Coal’s share in the U.S. power mix is projected to fall in half by 2040, according to a report from Bloomberg New Energy Finance.
The fossil fuel — which in 2008 generated half of America’s electricity — will see a steep decline in market share starting in the latter half of the next decade as closures of U.S. coal-fired power plants mount, according to BNEF’s New Energy Outlook 2017 report published Thursday. Over that stretch, gas-fired electricity is forecast to rise by 22 percent while power from renewables is seen jumping by 169 percent.
While President Donald Trump has voiced repeated support for coal, the “economic realities over the next two decades’’ will not favor it in the power mix, BNEF said in a statement about the report.
To be sure, coal’s future looks brighter in some other long-term forecasts. The U.S. Energy Information Administration, in its 2017 annual energy outlook, projected that in 2040 coal will be used to generate 31 percent of America’s electricity. That scenario assumes the Obama-era Clean Power Plan — a set of rules designed to curb carbon-dioxide emissions — doesn’t go into force. Trump’s moved to kill those rules.
BNEF, meanwhile, is forecasting that almost two-thirds of the U.S. fleet of coal-fired power plants will be retired by 2040. At the end of 2016, there were 278 gigawatts of installed coal plant capacity — and 174 gigawatts of that’s projected to close by 2040, according to the report.

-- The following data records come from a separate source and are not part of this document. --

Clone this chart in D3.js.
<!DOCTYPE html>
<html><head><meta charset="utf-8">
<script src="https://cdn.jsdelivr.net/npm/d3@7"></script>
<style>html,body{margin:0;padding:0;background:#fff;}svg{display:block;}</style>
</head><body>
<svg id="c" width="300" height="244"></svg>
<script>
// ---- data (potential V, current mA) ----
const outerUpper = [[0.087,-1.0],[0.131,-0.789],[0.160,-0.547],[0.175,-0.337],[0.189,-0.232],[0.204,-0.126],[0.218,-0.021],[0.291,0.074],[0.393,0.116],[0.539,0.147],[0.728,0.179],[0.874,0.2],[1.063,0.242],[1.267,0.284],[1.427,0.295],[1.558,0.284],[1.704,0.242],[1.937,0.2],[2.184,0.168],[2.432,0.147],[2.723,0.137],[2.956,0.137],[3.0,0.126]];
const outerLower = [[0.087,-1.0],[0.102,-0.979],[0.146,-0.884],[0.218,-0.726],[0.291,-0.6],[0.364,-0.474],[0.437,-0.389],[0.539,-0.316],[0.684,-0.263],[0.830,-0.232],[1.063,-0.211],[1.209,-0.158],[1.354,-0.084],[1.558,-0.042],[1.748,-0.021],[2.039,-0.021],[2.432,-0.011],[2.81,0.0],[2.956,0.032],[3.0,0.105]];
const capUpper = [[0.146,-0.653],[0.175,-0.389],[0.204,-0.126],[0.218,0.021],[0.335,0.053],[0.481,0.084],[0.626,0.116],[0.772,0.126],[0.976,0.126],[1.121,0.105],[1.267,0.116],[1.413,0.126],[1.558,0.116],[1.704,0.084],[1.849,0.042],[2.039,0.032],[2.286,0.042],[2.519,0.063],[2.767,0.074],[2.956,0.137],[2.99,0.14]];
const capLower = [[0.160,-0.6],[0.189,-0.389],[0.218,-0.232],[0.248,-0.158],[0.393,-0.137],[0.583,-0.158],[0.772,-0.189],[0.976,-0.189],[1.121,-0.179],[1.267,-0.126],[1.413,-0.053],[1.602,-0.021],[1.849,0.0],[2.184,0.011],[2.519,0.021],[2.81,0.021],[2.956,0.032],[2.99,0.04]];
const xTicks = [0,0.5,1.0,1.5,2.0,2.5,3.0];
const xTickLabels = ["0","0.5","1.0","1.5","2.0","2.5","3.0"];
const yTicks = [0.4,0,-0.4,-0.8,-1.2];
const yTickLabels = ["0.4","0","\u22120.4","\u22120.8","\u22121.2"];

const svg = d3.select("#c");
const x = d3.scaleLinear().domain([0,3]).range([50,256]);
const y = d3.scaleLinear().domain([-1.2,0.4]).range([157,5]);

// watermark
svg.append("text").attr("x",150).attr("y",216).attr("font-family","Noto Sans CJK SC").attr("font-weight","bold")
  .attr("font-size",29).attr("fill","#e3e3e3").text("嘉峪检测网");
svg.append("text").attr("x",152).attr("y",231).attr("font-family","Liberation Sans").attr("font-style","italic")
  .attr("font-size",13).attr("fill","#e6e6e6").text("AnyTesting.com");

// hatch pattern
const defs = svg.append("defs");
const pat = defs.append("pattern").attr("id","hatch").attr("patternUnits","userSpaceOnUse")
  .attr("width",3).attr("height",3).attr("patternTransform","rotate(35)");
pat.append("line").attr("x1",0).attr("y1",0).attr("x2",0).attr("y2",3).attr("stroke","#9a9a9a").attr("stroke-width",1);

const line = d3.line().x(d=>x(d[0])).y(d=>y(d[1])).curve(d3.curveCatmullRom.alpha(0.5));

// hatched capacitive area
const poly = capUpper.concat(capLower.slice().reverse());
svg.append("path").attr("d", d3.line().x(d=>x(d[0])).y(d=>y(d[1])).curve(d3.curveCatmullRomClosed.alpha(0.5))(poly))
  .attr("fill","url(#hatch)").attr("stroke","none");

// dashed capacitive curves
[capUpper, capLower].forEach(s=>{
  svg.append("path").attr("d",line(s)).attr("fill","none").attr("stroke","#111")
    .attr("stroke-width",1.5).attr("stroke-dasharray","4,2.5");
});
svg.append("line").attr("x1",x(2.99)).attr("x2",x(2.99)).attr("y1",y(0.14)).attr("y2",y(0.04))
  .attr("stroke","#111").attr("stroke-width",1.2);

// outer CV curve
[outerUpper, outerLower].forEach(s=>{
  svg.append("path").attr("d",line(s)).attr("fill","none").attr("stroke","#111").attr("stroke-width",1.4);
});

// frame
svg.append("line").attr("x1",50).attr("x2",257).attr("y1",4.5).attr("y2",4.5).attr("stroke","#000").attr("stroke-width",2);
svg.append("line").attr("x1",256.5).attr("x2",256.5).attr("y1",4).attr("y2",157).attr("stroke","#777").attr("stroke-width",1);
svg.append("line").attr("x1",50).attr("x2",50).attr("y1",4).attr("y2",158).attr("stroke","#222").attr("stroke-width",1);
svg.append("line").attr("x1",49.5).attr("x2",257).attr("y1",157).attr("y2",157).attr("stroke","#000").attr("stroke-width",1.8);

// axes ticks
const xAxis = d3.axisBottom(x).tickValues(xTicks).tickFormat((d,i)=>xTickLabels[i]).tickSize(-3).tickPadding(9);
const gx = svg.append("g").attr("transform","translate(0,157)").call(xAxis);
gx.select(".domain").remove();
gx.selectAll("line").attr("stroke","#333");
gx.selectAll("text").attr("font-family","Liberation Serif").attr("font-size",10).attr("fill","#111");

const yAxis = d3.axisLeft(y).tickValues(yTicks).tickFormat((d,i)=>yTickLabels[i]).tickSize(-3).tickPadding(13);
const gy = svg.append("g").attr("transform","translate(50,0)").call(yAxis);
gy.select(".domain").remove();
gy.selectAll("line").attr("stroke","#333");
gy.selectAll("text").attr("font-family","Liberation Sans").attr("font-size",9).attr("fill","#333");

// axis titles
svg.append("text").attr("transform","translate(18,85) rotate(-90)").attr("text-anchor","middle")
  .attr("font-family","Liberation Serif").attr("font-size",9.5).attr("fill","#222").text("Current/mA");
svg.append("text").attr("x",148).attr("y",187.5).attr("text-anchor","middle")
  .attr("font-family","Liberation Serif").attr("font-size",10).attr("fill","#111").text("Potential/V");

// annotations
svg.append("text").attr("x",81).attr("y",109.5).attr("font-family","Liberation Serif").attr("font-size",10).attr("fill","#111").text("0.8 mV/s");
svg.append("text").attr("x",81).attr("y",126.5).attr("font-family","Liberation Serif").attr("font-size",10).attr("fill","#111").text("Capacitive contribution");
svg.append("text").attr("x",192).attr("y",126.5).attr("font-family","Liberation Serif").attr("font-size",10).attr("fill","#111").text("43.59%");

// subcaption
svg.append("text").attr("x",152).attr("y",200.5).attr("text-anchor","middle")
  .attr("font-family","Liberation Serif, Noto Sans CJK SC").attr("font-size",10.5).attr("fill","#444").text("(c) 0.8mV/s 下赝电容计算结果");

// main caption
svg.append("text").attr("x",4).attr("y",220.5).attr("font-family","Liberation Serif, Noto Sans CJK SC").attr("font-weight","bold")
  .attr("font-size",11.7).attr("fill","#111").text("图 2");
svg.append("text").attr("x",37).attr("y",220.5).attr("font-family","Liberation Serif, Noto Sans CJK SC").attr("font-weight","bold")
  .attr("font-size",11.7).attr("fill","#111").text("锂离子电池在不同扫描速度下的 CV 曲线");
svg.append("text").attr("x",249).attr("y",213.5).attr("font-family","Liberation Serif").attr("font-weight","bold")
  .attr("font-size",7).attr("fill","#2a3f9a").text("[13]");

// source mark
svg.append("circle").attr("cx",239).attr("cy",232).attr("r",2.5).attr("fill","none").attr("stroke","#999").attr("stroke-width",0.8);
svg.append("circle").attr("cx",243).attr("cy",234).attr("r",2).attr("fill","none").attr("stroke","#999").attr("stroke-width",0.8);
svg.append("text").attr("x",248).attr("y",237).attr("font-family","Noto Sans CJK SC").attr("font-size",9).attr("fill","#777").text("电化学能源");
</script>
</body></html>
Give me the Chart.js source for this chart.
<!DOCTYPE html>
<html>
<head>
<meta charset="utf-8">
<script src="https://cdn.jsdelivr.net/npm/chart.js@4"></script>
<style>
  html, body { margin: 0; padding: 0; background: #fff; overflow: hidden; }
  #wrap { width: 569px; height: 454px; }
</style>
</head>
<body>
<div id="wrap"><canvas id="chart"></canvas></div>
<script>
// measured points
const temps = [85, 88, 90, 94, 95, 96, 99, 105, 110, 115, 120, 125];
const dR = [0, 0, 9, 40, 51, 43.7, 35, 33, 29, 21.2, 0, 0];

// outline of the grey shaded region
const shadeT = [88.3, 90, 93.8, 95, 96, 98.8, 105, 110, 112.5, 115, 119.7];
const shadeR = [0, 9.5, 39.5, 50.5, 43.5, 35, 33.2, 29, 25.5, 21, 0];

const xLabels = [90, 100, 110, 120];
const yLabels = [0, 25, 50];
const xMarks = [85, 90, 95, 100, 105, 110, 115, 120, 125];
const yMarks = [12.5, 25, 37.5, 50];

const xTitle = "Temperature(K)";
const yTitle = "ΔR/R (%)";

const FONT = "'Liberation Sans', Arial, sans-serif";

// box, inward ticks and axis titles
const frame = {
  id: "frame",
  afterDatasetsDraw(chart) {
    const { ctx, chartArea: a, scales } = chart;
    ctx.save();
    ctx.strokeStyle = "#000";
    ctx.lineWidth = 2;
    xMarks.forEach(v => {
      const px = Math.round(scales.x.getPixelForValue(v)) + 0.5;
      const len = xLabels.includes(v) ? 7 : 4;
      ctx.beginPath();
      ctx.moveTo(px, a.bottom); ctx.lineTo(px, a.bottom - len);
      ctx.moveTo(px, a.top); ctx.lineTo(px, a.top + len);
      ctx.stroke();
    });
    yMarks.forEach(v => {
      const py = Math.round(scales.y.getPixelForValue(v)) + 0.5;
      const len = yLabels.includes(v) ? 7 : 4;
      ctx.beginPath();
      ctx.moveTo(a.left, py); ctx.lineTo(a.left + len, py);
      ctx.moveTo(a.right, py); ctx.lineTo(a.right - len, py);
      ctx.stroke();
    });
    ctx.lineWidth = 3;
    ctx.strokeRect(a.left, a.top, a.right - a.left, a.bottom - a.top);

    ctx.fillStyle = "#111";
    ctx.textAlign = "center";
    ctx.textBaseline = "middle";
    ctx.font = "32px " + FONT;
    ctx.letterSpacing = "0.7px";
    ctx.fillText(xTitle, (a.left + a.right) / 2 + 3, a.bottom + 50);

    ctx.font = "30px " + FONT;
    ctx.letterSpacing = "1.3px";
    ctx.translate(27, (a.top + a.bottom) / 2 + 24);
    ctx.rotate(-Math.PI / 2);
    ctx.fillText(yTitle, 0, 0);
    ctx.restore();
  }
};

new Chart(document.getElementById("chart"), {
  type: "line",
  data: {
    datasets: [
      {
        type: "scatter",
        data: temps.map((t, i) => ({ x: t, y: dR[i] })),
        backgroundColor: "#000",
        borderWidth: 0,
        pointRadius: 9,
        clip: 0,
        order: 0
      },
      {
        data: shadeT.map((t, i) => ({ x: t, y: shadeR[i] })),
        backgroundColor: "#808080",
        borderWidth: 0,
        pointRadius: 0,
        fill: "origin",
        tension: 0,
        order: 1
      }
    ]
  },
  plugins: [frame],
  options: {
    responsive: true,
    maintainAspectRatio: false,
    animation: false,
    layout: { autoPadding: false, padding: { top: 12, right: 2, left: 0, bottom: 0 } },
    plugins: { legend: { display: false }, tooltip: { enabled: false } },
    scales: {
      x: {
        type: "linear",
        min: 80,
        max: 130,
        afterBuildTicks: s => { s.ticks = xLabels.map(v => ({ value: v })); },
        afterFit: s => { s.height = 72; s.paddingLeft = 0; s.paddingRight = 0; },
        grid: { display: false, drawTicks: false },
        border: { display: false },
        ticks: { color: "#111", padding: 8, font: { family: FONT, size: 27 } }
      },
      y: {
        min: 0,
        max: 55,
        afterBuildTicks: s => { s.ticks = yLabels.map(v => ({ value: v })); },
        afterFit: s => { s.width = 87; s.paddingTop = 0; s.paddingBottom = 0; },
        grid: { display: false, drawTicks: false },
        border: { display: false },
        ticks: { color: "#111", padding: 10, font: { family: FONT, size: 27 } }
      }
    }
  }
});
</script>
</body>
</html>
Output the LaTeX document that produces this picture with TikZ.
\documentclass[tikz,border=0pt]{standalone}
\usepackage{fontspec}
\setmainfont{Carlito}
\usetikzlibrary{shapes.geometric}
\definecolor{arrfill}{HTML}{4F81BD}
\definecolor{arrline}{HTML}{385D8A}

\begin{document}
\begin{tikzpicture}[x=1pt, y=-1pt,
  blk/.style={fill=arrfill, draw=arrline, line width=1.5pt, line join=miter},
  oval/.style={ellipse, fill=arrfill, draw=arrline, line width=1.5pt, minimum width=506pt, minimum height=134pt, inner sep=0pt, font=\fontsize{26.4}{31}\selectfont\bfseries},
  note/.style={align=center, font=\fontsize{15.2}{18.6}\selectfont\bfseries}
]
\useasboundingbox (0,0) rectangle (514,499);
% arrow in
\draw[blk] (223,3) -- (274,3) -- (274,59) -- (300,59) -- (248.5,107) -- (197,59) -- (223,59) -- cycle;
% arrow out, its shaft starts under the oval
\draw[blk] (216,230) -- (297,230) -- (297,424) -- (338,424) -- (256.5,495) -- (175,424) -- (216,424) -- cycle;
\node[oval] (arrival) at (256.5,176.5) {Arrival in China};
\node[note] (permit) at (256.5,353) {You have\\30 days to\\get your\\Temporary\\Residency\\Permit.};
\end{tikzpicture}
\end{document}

Elsewhere, the report projects, coal use in Europe will fall by 87 percent by 2040. In China, coal-fired electricity generation will rise by 20 percent before peaking in 2026 — which is also the year global coal use in the power sector peaks. Meanwhile, about 370 gigawatts of new coal plants that are planned will probably be canceled, with a third of those being in India. All told, global demand for thermal coal is projected to decline 15 percent by 2040, according to the report.